Pelo contrário, o tal laboratório, que ninguém sabe a quem pertence e que
trabalho desenvolve não parece ter nada interessante até a chegada do anfíbio
que grunhe e gosta de comer ovo e ouvir música. Por que os russos estão lá? E
que esquema de segurança é esse que qualquer faxineira pode entrar nos lugares
mais top secrets e mandar um how you doing em linguagem de sinais para monstros
marinhos?
Mas você sempre
pode acreditar no amor sem fronteiras e preconceitos. E como fábula desse amor
“A forma da água” talvez te faça até escorrer uma lagriminha. Não foi o caso da
Corneta porque aqui é trabalho sério.
Antes de ir embora,
um parênteses.
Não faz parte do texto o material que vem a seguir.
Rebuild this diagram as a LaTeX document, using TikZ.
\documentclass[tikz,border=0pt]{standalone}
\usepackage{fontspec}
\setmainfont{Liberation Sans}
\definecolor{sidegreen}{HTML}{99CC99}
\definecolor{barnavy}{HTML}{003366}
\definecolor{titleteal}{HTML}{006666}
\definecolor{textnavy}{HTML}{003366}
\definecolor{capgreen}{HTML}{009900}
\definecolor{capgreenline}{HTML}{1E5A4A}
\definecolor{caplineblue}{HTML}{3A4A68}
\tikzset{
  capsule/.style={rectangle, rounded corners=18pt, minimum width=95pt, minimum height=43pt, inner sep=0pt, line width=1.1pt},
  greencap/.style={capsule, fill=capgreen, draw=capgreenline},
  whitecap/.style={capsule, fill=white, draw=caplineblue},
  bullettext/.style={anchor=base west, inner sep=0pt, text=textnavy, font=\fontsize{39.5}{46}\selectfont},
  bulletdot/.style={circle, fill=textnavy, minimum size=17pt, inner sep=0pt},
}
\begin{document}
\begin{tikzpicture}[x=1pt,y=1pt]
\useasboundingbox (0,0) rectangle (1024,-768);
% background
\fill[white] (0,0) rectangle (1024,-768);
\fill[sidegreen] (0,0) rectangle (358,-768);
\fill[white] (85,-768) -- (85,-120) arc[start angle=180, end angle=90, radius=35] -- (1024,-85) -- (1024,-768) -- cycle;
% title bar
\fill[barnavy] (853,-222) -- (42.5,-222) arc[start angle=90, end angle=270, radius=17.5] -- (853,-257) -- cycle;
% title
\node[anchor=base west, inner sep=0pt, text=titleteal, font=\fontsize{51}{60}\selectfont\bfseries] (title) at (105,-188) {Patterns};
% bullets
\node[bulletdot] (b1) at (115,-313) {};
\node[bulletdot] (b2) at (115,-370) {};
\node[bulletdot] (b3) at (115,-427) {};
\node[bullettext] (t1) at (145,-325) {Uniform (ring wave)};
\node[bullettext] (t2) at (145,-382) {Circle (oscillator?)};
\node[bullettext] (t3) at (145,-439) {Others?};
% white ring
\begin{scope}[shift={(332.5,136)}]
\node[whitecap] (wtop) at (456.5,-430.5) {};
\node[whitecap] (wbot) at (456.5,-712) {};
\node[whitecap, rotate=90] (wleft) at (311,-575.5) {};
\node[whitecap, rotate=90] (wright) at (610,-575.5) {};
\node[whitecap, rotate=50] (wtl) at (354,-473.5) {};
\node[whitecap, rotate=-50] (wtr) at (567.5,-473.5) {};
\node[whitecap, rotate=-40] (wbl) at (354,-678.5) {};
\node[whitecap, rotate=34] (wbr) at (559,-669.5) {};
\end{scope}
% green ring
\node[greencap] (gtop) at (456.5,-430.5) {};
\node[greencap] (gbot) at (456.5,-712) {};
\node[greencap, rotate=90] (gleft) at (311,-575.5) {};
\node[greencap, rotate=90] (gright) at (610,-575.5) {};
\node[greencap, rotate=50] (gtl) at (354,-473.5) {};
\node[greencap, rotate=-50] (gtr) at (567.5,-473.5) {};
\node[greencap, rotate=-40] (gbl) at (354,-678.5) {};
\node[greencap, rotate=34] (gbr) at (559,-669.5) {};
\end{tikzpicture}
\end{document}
E o Michael Stuhlbarg hein? Resolveu aparecer em todos os filmes
do Oscar? Ele é o cientista Hoffstetler aqui, é o pai do Elio, o menino gay de
“Me chame pelo seu nome”, é o diretor de redação do “New York Times” em “The
Post”. Acho até que eu vou rever os outros filmes para ver se ele está bancando
o Stan Lee na Marvel e aparecendo em todos os filmes do Oscar.
Cotação da Corneta:
nota 7,5.
Indicações ao careca dourado: melhor filme, atriz (Sally Hawkins), atriz
coadjuvante (Octávia Spencer), ator coadjuvante (Richard Jenkins), diretor
(Guillermo del Toro), trilha sonora, roteiro original, fotografia, montagem,
figurino, mixagem de som, edição de som e edição.